Do you know what 'Form' is? Form is the combination of preparation, planning, hard work... and a bit of luck. Not luck in the sense of 'chance', but luck in the sense of 'nothing going wrong': not getting sick; not having your credit cards wiped while you're overseas; not crashing on your rear derailleur in your warm up lap. You can only control so much, and no preparation in the world can overcome a well-timed sneeze from a stranger.
Getting Form is hard. Keeping it is harder. I've had the best coach in the world for the past 8 years and it still pains me that elite sport doesn't provide predictable outcomes in the same way that my regular job does. In the office, outcomes are generally a direct result of how much work you put in. The more work you put in, the better the result. In sport, sometimes the worst thing you can do is work harder.
Form is a shy creature. It doesn't like the spotlight. It prefers to lurk in the shadows, promising to come out but often turning back at the last moment. It's like those Facebook friends you know who tick the 'Going' box to an event but never actually show up. How good a friend are you really, Form? I totally invited you to that race.
Form's close friend is a creature called Mojo. Mojo is like Form, but with an added je ne sais quois - maybe a mixture of confidence and happiness. If you could personify it, it would look a lot like Grug, but with a little more exuberance. Mojo is mercurial: when you have it, it's the life of the party, but next minute it will pull a ghostie and its absence feels like a beach in the winter.

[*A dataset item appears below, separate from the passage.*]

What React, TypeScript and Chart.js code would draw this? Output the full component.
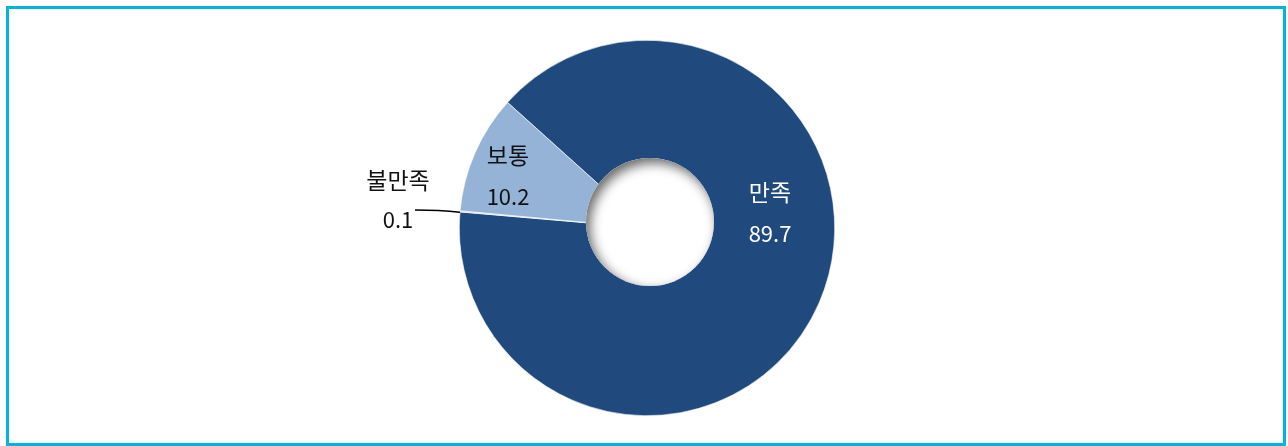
import React, { useEffect, useRef } from "react";
import { Chart, registerables } from "chart.js";

Chart.register(...registerables);

const categories = ["만족", "불만족", "보통"];
const values = [89.7, 0.1, 10.2];
const sliceColors = ["#204A7D", "#D9D9D9", "#95B3D7"];
const valueLabels = ["89.7", "0.1", "10.2"];

const FONT_KO = "23px 'Noto Sans CJK KR', 'Noto Sans', sans-serif";
const FONT_NUM = "22px 'Noto Sans CJK KR', 'Noto Sans', sans-serif";

const labelPlugin = {
  id: "donutLabels",
  afterDraw(chart: any) {
    const ctx = chart.ctx;
    const meta = chart.getDatasetMeta(0);
    const arc0 = meta.data[0];
    const cx = arc0.x;
    const cy = arc0.y;
    const outer = arc0.outerRadius;

    // hole with inner shadow
    const hx = cx + 3;
    const hy = cy - 6;
    const hr = 64;
    ctx.save();
    ctx.beginPath();
    ctx.arc(hx, hy, hr, 0, Math.PI * 2);
    ctx.fillStyle = "#ffffff";
    ctx.fill();
    ctx.clip();
    ctx.beginPath();
    ctx.rect(hx - hr * 4, hy - hr * 4, hr * 8, hr * 8);
    ctx.arc(hx, hy, hr, 0, Math.PI * 2, true);
    ctx.shadowColor = "rgba(0,0,0,0.6)";
    ctx.shadowBlur = 12;
    ctx.shadowOffsetX = 4;
    ctx.shadowOffsetY = 5;
    ctx.fillStyle = "#ffffff";
    ctx.fill();
    ctx.restore();

    ctx.save();
    ctx.textAlign = "center";
    ctx.textBaseline = "alphabetic";
    // 만족 (inside, white)
    ctx.fillStyle = "#ffffff";
    ctx.font = FONT_KO;
    ctx.fillText(categories[0], cx + 123, cy - 27);
    ctx.font = FONT_NUM;
    ctx.fillText(valueLabels[0], cx + 123, cy + 14);
    // 보통 (inside, black)
    ctx.fillStyle = "#111111";
    ctx.font = FONT_KO;
    ctx.fillText(categories[2], cx - 139, cy - 64);
    ctx.font = FONT_NUM;
    ctx.fillText(valueLabels[2], cx - 139, cy - 23);
    // 불만족 (outside with leader)
    ctx.font = FONT_KO;
    ctx.fillText(categories[1], cx - 249, cy - 39);
    ctx.font = FONT_NUM;
    ctx.fillText(valueLabels[1], cx - 249, cy);

    const a1 = meta.data[1];
    const mid = (a1.startAngle + a1.endAngle) / 2;
    const px = cx + Math.cos(mid) * outer;
    const py = cy + Math.sin(mid) * outer;
    ctx.beginPath();
    ctx.strokeStyle = "#000000";
    ctx.lineWidth = 1.5;
    ctx.moveTo(cx - 232, cy - 18);
    ctx.quadraticCurveTo(cx - 208, cy - 18, px, py + 1);
    ctx.stroke();
    ctx.restore();
  },
};

export default function App() {
  const ref = useRef<HTMLCanvasElement | null>(null);
  useEffect(() => {
    if (!ref.current) return;
    const chart = new Chart(ref.current, {
      type: "doughnut",
      data: {
        labels: categories,
        datasets: [
          {
            data: values,
            backgroundColor: sliceColors,
            borderColor: "#ffffff",
            borderWidth: 0.6,
          },
        ],
      },
      options: {
        animation: false,
        responsive: false,
        rotation: -48,
        cutout: "28%",
        layout: { padding: { left: 459, right: 453, top: 40, bottom: 30 } },
        plugins: {
          legend: { display: false },
          tooltip: { enabled: false },
        },
      },
      plugins: [labelPlugin],
    });
    return () => chart.destroy();
  }, []);

  return (
    <div
      style={{
        position: "absolute",
        left: 0,
        top: 0,
        width: 1288,
        height: 446,
        background: "#ffffff",
      }}
    >
      <div
        style={{
          position: "absolute",
          left: 6,
          top: 6,
          width: 1280,
          height: 440,
          border: "3px solid #00B4DC",
          boxSizing: "border-box",
        }}
      />
      <canvas
        ref={ref}
        width={1288}
        height={446}
        style={{ position: "absolute", left: 0, top: 0, width: 1288, height: 446 }}
      />
    </div>
  );
}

Since starting cross, Mojo has been one of my most treasured companions. It loves the mud, and the excitement, and the rad people who make CX so much fun. Every 'cross trip I've had, Mojo has come along; sometimes shyly at first, but it's always there after the first five minutes of a race. But this trip, something strange happened. Mojo got lost after my first race - the Zolder World Cup - and I couldn't find it. In Diegem, Louenhout and Baal it was nowhere to be seen. I tried everything I could think of. I slept for 10 hours a night. I skipped Christmas celebrations. I went to bed at 9pm on New Year's Eve. I watched two whole seasons of House of Cards, during the day, after training, while horizontal on the couch. I ticked all the right boxes. But I just couldn't put together a good race. I was starting to feel pretty low about it, which was making things even worse. Here I was, never better prepared for a European season, with the best equipment and race support that I've ever had - and yet I felt like I was hitting a glass ceiling in my races. Every other CX trip I've done has seen a step up in my racing and results, and this was a shock to the system.
I talked through it with the Supercoach, and we realised that despite all the box-ticking and diligent TV watching, I had overlooked Mojo's most important ingredient: fun. I hadn't hung out or gone for dinner with mates in ages. I definitely hadn't had a good laugh, because I was too busy trying to be serious. Working harder wasn't the solution: I just needed more beer.
The next day I went riding with a mate and rather than sticking to the regular well-trodden recovery roads we went off-piste and ended up riding some muddy country roads that we'd never seen before. I went to a party that night hosted by my Belgian family and drank beer and heard stories about riders in the off-season. The next day at the Soudal Classic in Leuven, rather than riding the course by myself during the practice sessions I teamed up with a fellow Aussie and we sessioned the technical bits together. I realised that bike racing is only one small part of my trip. When I look back on my good race tours of the past two years, it's not the races I remember so much as the people I've met and the fun times we've shared. It took nearly two weeks of solitude to realise it, but finding the fun in bike riding is like crack to Mojo.
So with that, I'm committing to fun and ruts. I'm riding happy again. I'm taking a couple of days to visit mates in London and to forget about watts and heart rates for a while. Ride Happy, it's a good philosophy. Someone should write a blog about that.